I'm attempting to get my head around what fundamentally a computer is, both conceptually and physically. Any help would be appreciated.
The book begins:
"Every digital device--be it a personal computer, a cellular telephone, or a network router--is based on a set of chips designed to store and process information."
Okay, what's a chip? What's information, and how would a chip, whatever it is, store this information? And what does it mean to "process" information?
The book continues providing some answer to the first question: "Although these chips come in different shapes and forms, they are all made from the same building blocks: Elementary logic gates." Alright, so a chip is a set of logic gates; so what's a logic gate? I also happen to have "Ones and Zeros: Understanding Boolean Algebra, Digital Circuits, and the Logic of Sets", and after consulting it, I found the following statement: "The devices that electronically emulate Boolean functions are microscopically tiny and are called logic gates rather than functions because, from an engineering perspective, the electrical signals representing 0 and 1 pass through them as they would through a gate." If that sounds in the neighborhood of correct, some elaboration on this point would be useful to me.
I ask that as someone who has a background in logic (which I mention so you don't have to explain related concepts I already understand; trying to save everyone time :-) ). I understand what an argument is (a set of premises with a conclusion), I understand the difference between a deductive and inductive argument, how to evaluate whether an argument is sound/cogent or not, what truth value is, what a truth table is, the distinction between a proposition and the language used to communicate it, and so on. However, I have never seen "logic gate" outside the context of a computer. And ironically, my textbook on logic (i.e. "A Concise Introduction to Logic" by Hurley) makes no mention of logic gates (at least not in the 8th edition which I have). It isn't intuitive what a logic gate is exactly.

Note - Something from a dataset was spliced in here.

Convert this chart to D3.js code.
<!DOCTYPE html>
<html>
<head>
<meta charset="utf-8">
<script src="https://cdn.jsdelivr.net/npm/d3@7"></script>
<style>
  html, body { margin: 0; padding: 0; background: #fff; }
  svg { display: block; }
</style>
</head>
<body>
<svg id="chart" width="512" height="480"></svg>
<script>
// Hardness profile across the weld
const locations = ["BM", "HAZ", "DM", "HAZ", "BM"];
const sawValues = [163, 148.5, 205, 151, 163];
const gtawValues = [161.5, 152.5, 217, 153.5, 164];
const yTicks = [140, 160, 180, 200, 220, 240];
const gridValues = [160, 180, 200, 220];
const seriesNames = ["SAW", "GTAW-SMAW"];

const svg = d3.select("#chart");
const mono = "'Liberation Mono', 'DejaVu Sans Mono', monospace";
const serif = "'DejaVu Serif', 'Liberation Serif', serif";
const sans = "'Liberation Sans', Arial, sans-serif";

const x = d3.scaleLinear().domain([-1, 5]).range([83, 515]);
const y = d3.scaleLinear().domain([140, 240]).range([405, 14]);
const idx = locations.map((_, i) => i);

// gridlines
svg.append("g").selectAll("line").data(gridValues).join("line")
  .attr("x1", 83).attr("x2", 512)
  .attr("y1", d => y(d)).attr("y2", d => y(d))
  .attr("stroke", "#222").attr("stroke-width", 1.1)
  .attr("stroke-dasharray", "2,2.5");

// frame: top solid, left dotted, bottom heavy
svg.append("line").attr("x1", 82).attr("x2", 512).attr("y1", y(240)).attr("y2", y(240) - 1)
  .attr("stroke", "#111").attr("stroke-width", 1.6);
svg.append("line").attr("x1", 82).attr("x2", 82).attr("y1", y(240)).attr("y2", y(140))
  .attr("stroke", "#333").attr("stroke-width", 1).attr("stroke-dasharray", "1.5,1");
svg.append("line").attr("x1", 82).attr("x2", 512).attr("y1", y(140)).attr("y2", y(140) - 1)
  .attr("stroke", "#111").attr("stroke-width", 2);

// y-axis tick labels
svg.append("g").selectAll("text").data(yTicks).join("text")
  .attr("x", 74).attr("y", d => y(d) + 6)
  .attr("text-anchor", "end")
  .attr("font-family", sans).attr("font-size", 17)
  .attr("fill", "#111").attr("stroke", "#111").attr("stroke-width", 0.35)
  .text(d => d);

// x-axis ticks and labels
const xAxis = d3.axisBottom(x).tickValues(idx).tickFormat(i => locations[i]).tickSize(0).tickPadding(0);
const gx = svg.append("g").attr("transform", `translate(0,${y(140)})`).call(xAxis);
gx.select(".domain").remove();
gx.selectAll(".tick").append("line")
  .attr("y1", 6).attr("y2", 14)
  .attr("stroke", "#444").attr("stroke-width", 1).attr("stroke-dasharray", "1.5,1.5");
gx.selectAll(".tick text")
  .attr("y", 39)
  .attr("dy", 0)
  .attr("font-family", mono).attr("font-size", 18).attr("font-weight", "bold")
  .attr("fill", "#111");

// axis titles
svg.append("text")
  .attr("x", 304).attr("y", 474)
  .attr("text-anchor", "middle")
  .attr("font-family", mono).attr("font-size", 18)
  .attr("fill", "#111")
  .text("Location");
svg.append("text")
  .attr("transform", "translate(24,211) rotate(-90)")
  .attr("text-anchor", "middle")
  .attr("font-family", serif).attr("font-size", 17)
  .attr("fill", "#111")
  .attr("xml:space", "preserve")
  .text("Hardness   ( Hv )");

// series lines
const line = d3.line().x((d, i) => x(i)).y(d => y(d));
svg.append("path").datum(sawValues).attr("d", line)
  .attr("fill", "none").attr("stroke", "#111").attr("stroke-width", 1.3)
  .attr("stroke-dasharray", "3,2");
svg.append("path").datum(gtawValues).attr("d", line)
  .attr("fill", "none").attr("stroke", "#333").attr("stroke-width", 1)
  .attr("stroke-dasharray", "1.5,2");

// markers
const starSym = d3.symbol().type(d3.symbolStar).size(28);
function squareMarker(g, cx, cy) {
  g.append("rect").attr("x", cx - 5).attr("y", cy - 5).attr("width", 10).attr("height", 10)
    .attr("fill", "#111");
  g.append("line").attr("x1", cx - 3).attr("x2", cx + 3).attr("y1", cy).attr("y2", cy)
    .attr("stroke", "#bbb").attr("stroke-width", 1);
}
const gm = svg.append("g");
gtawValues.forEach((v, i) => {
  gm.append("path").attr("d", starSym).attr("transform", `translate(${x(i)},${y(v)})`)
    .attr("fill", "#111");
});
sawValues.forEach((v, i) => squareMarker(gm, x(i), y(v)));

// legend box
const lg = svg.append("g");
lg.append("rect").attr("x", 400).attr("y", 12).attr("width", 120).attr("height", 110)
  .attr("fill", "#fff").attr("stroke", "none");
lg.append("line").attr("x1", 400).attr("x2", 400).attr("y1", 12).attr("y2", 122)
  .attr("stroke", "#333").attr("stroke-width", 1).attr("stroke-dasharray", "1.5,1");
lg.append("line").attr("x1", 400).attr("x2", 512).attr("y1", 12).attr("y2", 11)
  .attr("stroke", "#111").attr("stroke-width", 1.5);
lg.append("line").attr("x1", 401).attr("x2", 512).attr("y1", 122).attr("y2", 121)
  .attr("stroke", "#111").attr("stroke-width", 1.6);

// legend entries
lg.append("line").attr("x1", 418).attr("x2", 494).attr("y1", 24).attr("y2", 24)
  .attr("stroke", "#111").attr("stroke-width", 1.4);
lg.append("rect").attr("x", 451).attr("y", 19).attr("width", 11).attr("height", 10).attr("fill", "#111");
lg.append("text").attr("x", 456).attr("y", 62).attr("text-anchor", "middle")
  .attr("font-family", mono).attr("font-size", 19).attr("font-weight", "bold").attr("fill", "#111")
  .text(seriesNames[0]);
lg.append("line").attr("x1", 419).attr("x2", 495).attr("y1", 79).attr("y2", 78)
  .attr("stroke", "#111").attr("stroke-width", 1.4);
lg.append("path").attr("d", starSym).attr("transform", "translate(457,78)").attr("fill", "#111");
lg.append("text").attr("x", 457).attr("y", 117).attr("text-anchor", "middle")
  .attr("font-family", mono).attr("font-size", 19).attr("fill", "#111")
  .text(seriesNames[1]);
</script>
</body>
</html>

I understand computers utilize binary to represent deductive logic. Are logic gates the physical entity which represents a binary function? If so, how do they do this? How physically does a computer represent binary/logic? I've read something about changing voltage, electrical signals, or whatever, but it's all rather vague and undeveloped. And how does all of this relate to a transistor? It would be useful to me to understand these most basic concepts and physical entities thoroughly.
I did attempt to read further through chapter one, but unfortunately it's just not coming together for me. I'd like to see the conceptual foundation laid out thoroughly and very simply so even a child could understand it. Beginning from language most anyone would understand and building the vocabulary of the specialty from there while elucidating the conceptual framework--these would be very useful.